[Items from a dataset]
___
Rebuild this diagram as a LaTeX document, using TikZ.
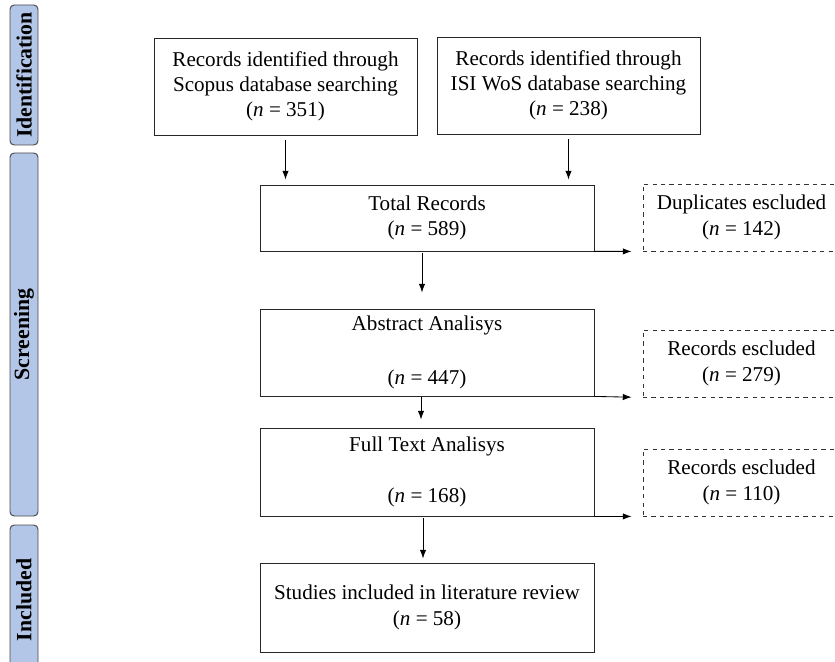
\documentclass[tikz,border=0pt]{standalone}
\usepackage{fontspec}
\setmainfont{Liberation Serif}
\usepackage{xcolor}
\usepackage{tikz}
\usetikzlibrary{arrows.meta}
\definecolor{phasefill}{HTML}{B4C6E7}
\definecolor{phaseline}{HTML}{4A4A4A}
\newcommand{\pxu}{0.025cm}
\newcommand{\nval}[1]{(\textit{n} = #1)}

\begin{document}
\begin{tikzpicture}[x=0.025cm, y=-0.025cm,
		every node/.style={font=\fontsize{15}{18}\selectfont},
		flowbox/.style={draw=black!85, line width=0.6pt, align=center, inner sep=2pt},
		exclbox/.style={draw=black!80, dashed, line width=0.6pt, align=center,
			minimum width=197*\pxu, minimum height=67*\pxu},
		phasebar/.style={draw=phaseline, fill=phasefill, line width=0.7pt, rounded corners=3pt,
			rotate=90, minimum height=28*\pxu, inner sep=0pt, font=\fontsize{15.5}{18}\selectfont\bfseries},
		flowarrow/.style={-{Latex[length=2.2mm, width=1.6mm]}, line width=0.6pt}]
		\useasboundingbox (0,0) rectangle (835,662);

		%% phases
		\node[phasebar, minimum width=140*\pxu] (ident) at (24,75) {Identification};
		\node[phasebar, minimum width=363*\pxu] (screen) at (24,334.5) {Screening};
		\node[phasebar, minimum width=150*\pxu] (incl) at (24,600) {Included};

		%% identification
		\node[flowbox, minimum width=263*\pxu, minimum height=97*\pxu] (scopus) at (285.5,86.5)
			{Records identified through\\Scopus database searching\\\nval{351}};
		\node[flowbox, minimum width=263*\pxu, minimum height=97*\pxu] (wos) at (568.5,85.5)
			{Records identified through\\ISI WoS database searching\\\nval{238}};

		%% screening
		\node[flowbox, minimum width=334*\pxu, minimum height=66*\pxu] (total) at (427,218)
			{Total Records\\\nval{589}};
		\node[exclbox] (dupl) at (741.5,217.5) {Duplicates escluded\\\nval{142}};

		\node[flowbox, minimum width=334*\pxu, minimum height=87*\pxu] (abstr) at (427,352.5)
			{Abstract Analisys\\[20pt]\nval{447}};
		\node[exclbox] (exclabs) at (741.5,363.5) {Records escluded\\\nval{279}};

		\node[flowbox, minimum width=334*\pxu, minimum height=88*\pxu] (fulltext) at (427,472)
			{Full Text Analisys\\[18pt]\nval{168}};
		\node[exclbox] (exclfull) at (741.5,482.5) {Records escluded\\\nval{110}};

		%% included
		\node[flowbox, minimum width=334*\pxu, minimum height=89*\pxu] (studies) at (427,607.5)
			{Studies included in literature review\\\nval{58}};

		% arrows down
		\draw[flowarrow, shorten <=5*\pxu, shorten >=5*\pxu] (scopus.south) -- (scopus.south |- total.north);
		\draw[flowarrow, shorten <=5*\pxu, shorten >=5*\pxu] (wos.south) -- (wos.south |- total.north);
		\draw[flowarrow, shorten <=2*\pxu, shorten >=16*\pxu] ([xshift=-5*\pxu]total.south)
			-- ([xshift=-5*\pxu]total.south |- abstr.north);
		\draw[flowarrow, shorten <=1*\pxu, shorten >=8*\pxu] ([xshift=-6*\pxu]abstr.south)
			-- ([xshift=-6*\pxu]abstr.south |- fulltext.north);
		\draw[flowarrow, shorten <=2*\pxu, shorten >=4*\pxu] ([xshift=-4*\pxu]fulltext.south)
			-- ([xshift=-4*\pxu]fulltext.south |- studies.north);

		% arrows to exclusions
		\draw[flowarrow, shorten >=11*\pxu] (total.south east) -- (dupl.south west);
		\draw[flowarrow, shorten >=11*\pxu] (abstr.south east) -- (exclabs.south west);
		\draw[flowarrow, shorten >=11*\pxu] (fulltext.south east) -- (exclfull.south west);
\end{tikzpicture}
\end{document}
___
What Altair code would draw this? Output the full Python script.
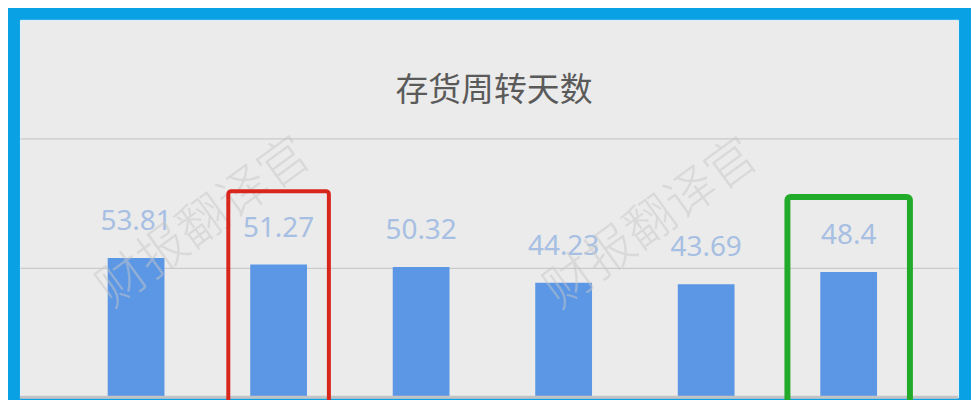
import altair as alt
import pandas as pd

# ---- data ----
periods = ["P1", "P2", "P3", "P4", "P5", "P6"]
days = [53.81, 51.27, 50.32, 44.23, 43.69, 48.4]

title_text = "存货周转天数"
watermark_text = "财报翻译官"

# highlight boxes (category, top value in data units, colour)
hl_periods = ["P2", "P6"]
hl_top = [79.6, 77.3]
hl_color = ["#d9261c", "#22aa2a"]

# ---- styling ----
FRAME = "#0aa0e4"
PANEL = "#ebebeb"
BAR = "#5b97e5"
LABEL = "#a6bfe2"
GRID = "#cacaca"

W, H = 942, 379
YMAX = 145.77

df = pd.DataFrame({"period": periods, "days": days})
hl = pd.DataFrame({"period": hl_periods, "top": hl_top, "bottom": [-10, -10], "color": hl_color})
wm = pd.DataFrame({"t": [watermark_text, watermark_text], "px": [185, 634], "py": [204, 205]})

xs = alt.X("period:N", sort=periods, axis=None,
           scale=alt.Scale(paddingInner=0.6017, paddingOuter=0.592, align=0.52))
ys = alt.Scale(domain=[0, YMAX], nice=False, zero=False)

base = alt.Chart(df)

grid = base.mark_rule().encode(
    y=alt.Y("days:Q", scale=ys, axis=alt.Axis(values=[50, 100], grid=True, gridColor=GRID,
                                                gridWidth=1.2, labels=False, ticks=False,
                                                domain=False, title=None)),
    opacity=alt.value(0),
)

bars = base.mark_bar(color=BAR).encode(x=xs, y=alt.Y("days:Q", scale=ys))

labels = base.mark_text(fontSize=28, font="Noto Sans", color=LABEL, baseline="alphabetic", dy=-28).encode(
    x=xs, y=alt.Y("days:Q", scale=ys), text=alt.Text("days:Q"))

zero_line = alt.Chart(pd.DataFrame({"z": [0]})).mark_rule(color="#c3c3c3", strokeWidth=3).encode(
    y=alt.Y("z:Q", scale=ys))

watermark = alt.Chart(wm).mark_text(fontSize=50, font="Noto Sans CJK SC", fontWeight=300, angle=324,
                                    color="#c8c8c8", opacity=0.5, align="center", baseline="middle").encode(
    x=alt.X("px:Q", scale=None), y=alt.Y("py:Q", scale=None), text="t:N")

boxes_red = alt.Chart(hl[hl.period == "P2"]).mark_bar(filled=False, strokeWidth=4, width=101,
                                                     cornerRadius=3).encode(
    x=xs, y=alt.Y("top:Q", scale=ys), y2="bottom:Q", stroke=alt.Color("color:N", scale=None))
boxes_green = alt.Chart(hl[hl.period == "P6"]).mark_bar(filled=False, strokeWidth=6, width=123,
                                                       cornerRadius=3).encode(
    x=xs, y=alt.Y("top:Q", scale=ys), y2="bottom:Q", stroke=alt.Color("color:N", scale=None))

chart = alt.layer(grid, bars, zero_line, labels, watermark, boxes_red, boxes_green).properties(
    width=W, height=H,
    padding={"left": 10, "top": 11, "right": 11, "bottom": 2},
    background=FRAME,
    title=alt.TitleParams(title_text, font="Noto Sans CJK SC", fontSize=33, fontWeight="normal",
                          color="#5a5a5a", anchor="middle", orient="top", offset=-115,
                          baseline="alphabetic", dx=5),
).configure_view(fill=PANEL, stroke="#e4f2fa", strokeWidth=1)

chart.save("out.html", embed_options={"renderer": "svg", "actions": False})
___
◆ Do this ◆
Filter for "draw". Return all lines that hold it.

◆ Response to this task ◆
		flowbox/.style={draw=black!85, line width=0.6pt, align=center, inner sep=2pt},
		exclbox/.style={draw=black!80, dashed, line width=0.6pt, align=center,
		phasebar/.style={draw=phaseline, fill=phasefill, line width=0.7pt, rounded corners=3pt,
		\draw[flowarrow, shorten <=5*\pxu, shorten >=5*\pxu] (scopus.south) -- (scopus.south |- total.north);
		\draw[flowarrow, shorten <=5*\pxu, shorten >=5*\pxu] (wos.south) -- (wos.south |- total.north);
		\draw[flowarrow, shorten <=2*\pxu, shorten >=16*\pxu] ([xshift=-5*\pxu]total.south)
		\draw[flowarrow, shorten <=1*\pxu, shorten >=8*\pxu] ([xshift=-6*\pxu]abstr.south)
		\draw[flowarrow, shorten <=2*\pxu, shorten >=4*\pxu] ([xshift=-4*\pxu]fulltext.south)
		\draw[flowarrow, shorten >=11*\pxu] (total.south east) -- (dupl.south west);
		\draw[flowarrow, shorten >=11*\pxu] (abstr.south east) -- (exclabs.south west);
		\draw[flowarrow, shorten >=11*\pxu] (fulltext.south east) -- (exclfull.south west);
What Altair code would draw this? Output the full Python script.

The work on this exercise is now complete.